I knew this from my interviews with inmates at USP Canaan, some of whom are serving life sentences for selling crack.

An article in today’s New York Times reported that in June the United States Sentencing Commission voted to make the sentencing guidelines retroactive, with an effective date of October 31, 2011. The result? As many as 1,800 inmates are due for immediate release from prison. Over time, as many as 12,000 inmates could have their sentences reduced by an average of three years as a result of the new guidelines.

Not everyone is happy about this, according to the Times:

“William Otis, a former federal prosecutor and special White House counsel under the first President George Bush, said that since recidivism is predictable, the releases would inevitably lead to more crime. ‘Why, when we hear in such specifics about the alleged benefits of the forthcoming releases, we do not also and simultaneously hear about the additional crime to which they will lead?’ he said.”

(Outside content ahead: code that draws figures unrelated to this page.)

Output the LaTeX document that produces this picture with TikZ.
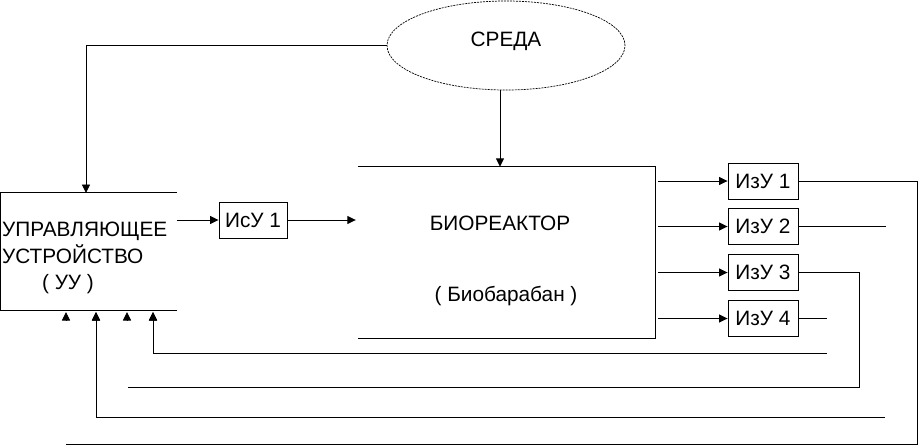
\documentclass[tikz,border=0pt]{standalone}
\usepackage{fontspec}
\setmainfont{Liberation Sans}
\usetikzlibrary{arrows.meta,shapes.geometric}

\begin{document}
\begin{tikzpicture}[
  x=1pt, y=-1pt,
  txt/.style={inner sep=0pt, font=\fontsize{20.8}{24}\selectfont},
  unit/.style={draw, line width=0.9pt, minimum width=70pt, minimum height=36pt, inner sep=0pt, font=\fontsize{20.8}{24}\selectfont},
  env/.style={ellipse, draw, dash pattern=on 2pt off 1pt, line width=0.7pt, minimum width=238pt, minimum height=89pt, inner sep=0pt},
  link/.style={line width=0.9pt},
  flow/.style={->, line width=0.9pt},
  >={Triangle[length=8.5pt, width=8pt]}
]
  \useasboundingbox (0,0) rectangle (918,445);

  % Environment
  \node[env] (sreda) at (506,45.5) {};
  \node[txt, anchor=base] (sredaT) at (506,46) {СРЕДА};

  % Control device (open on the right)
  \node[minimum width=176.5pt, minimum height=117pt, inner sep=0pt] (uu) at (88.75,251.5) {};
  \draw[link] (uu.north east) -- (uu.north west) -- (uu.south west) -- (uu.south east);
  \node[txt, anchor=base west] (uuA) at (2,236) {УПРАВЛЯЮЩЕЕ};
  \node[txt, anchor=base west] (uuB) at (2,263) {УСТРОЙСТВО};
  \node[txt, anchor=base] (uuC) at (68,289) {( УУ )};

  % Bioreactor (open on the left)
  \node[minimum width=297pt, minimum height=171pt, inner sep=0pt] (bio) at (506.5,252.5) {};
  \draw[link] (bio.north west) -- (bio.north east) -- (bio.south east) -- (bio.south west);
  \node[txt, anchor=base] (bioA) at (500,230) {БИОРЕАКТОР};
  \node[txt, anchor=base] (bioB) at (506,301) {( Биобарабан )};

  % Actuator
  \node[unit, minimum width=68pt] (isu) at (253,220) {ИсУ 1};
  \draw[flow] (uu.north east |- isu.west) -- (isu.west);
  \draw[flow] (isu.east) -- ([xshift=-2pt]isu.east -| bio.west);

  % Environment inputs
  \coordinate (uuin) at (86,193);
  \draw[flow] (sreda.west) -| (uuin);
  \draw[flow] ([xshift=-6pt]sreda.south) -- ([xshift=-6pt]sreda.south |- bio.north);

  % Measuring units
  \foreach \i/\y in {1/181,2/226.5,3/272.5,4/318.5} {
    \node[unit] (izu\i) at (763,\y) {ИзУ \i};
    \draw[flow, shorten <=3pt] (izu\i.west -| bio.east) -- (izu\i.west);
  }

  % Feedback inputs under the control device
  \foreach \i/\x in {1/66,2/96,3/127,4/153} {
    \coordinate (fb\i) at (\x,312);
    \draw[flow] (\x,320.5) -- (fb\i);
  }

  % Feedback lines
  \coordinate (r1) at (917,444);
  \draw[link] (izu1.east) -| (r1) -- (r1 -| fb1);
  \draw[link] (izu2.east) -- ++(88,0);
  \coordinate (e2) at (885,417);
  \draw[flow] (e2) -| (fb2);
  \coordinate (r3) at (859,387);
  \draw[link] (izu3.east) -| (r3) -- ([xshift=1pt]r3 -| fb3);
  \draw[link] (izu4.east) -- ++(29,0);
  \coordinate (e4) at (827,353);
  \draw[flow] (e4) -| (fb4);

\end{tikzpicture}
\end{document}
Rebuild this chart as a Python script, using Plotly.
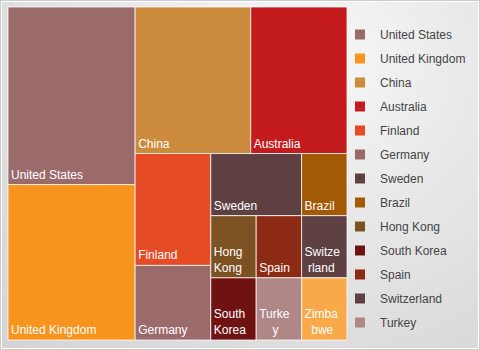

Mr. Otis is right about how predictable recidivism is. Depending on whose statistics are being cited, as many as two-thirds of released prisoners commit crimes for which they are returned to prison within three years.

The high rate of recidivism, however, does not justify draconian sentences. What it should do is incentivize governments to invest more in the kinds of programs and interventions that will change inmates’ minds and hearts while they are still in prison. This is, I readily admit, a monumental task. But the good news is that we know which programs and interventions are the most effective at reducing recidivism. Most of them are faith-based. (I’ll write more about this in the future when I post a review of Byron Johnson’s book, More God, Less Crime).

Investing in inmates in a manner that gives them a chance to change their minds and hearts is the reason I minister in a federal penitentiary. And I do not believe I am wasting my time.